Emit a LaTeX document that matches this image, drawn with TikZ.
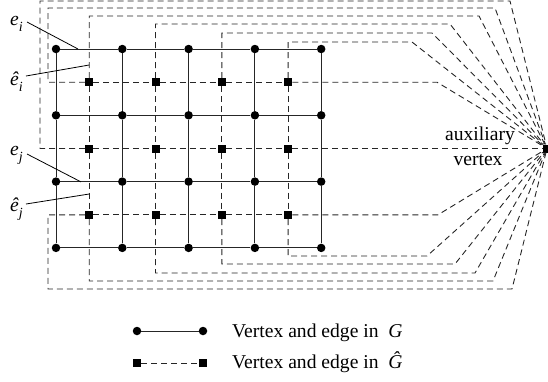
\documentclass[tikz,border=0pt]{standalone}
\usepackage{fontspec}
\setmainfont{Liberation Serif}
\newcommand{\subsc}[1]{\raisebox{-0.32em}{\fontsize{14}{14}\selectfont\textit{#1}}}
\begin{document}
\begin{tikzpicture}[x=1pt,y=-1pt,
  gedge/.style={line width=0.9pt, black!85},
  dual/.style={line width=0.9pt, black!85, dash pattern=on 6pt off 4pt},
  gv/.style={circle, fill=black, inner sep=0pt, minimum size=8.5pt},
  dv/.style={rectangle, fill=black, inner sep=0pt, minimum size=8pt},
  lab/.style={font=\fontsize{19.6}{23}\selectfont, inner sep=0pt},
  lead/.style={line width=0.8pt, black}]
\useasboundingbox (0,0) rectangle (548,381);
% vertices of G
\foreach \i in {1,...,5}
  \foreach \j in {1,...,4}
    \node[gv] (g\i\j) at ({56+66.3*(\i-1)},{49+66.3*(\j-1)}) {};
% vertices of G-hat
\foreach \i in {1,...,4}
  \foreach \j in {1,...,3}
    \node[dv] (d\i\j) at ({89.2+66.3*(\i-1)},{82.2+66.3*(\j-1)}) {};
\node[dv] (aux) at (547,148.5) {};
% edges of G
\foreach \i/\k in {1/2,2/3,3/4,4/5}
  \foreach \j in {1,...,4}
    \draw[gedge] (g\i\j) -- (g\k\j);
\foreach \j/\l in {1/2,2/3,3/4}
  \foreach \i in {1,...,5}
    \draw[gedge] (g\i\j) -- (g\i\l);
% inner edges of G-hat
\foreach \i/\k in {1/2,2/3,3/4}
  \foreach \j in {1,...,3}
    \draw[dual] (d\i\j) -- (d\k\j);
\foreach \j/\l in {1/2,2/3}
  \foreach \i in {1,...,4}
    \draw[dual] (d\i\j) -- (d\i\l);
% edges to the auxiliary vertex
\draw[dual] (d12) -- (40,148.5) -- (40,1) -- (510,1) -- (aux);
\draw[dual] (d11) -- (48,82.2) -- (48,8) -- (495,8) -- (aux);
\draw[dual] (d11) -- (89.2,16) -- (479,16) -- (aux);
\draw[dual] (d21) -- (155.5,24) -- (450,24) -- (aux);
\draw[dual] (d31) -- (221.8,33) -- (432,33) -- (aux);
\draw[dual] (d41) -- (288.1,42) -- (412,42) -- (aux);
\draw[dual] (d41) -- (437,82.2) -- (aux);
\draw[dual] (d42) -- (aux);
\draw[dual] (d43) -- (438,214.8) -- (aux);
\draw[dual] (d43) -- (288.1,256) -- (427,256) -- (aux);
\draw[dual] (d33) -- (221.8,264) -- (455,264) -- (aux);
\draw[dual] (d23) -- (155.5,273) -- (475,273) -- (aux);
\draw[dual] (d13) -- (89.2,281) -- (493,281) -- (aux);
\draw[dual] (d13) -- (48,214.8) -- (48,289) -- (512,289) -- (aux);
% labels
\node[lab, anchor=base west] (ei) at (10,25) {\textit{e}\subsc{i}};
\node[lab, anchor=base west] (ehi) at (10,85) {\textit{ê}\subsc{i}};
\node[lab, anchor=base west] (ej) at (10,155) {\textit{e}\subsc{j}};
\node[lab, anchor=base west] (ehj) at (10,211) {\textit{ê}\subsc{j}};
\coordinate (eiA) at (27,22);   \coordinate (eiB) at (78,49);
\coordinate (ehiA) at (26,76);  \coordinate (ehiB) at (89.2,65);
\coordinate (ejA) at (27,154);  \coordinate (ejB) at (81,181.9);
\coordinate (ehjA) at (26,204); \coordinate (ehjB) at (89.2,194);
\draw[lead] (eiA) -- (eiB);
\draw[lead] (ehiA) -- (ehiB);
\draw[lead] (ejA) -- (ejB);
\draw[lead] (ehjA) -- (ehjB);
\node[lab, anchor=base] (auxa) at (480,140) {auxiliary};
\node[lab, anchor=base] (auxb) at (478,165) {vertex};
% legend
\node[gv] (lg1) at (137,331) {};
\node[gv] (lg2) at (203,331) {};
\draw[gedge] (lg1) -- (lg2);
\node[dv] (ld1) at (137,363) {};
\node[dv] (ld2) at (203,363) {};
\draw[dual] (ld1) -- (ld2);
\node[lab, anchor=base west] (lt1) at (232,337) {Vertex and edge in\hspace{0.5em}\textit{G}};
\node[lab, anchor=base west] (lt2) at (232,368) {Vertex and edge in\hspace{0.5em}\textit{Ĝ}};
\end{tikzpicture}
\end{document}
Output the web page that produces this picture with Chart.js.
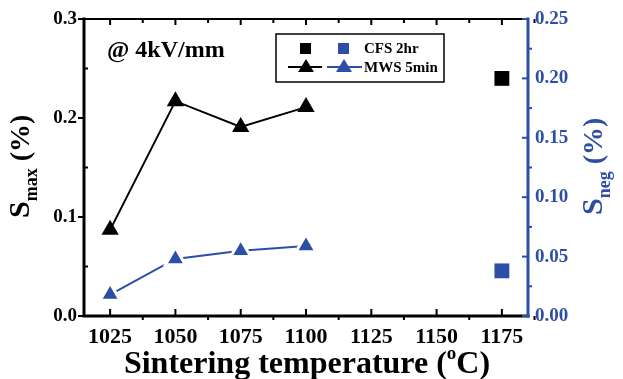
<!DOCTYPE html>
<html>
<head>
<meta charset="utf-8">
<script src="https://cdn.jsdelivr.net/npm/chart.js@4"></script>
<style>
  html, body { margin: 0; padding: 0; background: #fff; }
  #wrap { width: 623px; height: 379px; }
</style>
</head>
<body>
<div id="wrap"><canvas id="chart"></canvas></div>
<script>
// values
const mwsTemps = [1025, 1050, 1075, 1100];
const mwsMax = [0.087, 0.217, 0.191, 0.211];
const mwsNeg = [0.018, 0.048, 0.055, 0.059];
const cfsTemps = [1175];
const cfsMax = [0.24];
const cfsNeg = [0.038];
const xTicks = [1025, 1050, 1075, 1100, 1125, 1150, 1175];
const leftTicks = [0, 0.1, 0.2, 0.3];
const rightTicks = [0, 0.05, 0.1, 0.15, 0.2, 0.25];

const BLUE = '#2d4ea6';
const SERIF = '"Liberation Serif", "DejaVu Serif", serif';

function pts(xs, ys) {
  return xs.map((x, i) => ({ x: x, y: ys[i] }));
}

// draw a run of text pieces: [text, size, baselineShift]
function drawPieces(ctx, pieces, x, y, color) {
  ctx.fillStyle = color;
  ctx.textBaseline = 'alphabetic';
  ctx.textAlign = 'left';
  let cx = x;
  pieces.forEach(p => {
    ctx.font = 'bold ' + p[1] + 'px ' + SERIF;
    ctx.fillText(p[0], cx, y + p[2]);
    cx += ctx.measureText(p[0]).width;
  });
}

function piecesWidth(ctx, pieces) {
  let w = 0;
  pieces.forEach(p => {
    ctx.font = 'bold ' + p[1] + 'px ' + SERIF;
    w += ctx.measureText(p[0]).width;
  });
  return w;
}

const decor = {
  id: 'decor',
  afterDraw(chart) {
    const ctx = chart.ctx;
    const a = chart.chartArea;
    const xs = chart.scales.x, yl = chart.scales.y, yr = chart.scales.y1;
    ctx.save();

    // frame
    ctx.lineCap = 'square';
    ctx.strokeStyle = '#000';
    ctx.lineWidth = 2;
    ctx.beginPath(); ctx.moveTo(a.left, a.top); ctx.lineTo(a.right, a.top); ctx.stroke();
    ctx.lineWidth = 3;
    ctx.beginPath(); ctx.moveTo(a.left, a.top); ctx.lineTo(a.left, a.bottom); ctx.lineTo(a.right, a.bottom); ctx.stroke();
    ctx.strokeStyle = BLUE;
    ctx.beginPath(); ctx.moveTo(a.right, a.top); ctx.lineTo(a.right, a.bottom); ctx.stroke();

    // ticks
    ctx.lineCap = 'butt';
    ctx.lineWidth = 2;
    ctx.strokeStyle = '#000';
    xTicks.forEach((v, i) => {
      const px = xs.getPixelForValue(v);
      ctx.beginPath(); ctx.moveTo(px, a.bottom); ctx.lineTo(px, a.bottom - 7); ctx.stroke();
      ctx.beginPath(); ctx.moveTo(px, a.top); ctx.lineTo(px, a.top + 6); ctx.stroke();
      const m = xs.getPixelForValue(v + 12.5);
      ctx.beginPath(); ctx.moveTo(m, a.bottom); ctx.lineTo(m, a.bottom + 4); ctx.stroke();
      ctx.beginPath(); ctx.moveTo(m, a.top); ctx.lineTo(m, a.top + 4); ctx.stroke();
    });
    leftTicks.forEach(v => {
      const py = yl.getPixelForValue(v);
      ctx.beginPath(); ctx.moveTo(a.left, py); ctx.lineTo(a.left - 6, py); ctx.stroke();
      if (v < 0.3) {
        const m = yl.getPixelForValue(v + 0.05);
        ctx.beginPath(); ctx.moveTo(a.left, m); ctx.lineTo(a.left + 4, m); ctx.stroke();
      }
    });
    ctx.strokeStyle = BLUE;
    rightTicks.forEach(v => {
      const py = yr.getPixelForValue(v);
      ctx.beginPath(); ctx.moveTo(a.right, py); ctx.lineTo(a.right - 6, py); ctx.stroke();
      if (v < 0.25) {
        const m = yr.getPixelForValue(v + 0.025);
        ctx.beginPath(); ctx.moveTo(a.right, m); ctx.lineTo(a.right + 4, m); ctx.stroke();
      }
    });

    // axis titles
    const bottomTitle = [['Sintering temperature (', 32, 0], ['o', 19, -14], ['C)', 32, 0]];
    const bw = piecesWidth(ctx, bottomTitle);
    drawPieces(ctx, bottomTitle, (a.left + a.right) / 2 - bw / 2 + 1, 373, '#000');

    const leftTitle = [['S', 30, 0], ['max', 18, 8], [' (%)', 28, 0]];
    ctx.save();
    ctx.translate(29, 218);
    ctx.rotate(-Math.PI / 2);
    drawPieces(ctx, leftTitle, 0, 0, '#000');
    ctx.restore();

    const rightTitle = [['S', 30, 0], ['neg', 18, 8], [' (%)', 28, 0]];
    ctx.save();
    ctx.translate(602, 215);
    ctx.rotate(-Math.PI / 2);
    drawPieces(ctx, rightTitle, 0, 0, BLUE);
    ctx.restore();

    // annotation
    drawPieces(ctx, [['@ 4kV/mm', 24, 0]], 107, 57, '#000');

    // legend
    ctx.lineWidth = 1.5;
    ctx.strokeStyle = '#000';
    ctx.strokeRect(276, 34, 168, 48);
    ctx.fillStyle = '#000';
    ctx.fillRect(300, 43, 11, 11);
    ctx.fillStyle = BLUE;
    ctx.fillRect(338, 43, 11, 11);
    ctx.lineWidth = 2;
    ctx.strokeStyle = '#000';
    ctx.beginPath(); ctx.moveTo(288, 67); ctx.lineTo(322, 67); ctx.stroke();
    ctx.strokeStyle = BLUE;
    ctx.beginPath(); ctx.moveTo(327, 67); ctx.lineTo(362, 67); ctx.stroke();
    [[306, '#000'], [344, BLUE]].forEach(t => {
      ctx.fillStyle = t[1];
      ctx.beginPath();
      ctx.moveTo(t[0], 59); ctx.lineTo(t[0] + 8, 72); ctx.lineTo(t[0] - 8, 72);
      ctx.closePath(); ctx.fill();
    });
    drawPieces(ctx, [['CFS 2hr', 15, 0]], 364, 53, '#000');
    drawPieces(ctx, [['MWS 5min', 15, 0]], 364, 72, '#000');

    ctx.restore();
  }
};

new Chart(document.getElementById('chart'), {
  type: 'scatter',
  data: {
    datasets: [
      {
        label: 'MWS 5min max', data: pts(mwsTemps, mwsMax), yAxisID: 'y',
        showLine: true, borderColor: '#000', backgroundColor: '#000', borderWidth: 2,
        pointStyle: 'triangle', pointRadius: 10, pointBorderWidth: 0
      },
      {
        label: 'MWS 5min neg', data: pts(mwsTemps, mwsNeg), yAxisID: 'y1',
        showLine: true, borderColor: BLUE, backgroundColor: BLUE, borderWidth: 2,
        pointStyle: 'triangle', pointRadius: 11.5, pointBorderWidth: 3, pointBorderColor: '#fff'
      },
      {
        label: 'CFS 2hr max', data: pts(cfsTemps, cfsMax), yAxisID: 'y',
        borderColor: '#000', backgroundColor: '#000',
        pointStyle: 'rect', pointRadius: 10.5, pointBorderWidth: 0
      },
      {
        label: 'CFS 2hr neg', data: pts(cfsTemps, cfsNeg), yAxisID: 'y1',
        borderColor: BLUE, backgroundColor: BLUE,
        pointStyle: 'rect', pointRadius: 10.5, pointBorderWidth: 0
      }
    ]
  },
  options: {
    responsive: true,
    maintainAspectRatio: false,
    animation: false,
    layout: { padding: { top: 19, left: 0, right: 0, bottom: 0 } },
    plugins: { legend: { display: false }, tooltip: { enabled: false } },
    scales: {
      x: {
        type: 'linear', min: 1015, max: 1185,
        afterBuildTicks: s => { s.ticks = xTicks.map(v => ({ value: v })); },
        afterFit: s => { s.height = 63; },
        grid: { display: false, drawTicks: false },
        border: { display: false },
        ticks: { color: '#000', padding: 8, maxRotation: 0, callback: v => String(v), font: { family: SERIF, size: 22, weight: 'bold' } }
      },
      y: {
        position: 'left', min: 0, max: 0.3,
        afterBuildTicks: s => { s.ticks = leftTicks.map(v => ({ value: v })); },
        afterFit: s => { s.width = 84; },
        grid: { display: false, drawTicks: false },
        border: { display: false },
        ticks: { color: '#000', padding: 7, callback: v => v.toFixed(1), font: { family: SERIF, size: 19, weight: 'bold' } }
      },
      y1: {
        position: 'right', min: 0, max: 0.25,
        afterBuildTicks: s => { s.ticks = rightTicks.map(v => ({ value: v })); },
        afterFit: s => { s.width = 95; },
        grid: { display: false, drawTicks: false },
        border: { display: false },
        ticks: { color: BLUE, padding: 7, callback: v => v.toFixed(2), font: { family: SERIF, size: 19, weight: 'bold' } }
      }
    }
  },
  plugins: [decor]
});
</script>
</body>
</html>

^^^^

● TASK DESCRIPTION
Spot every line that holds "with" and copy it.

● RESULT FOR THIS TASK
Emit a LaTeX document that matches this image, drawn with TikZ.
Output the web page that produces this picture with Chart.js.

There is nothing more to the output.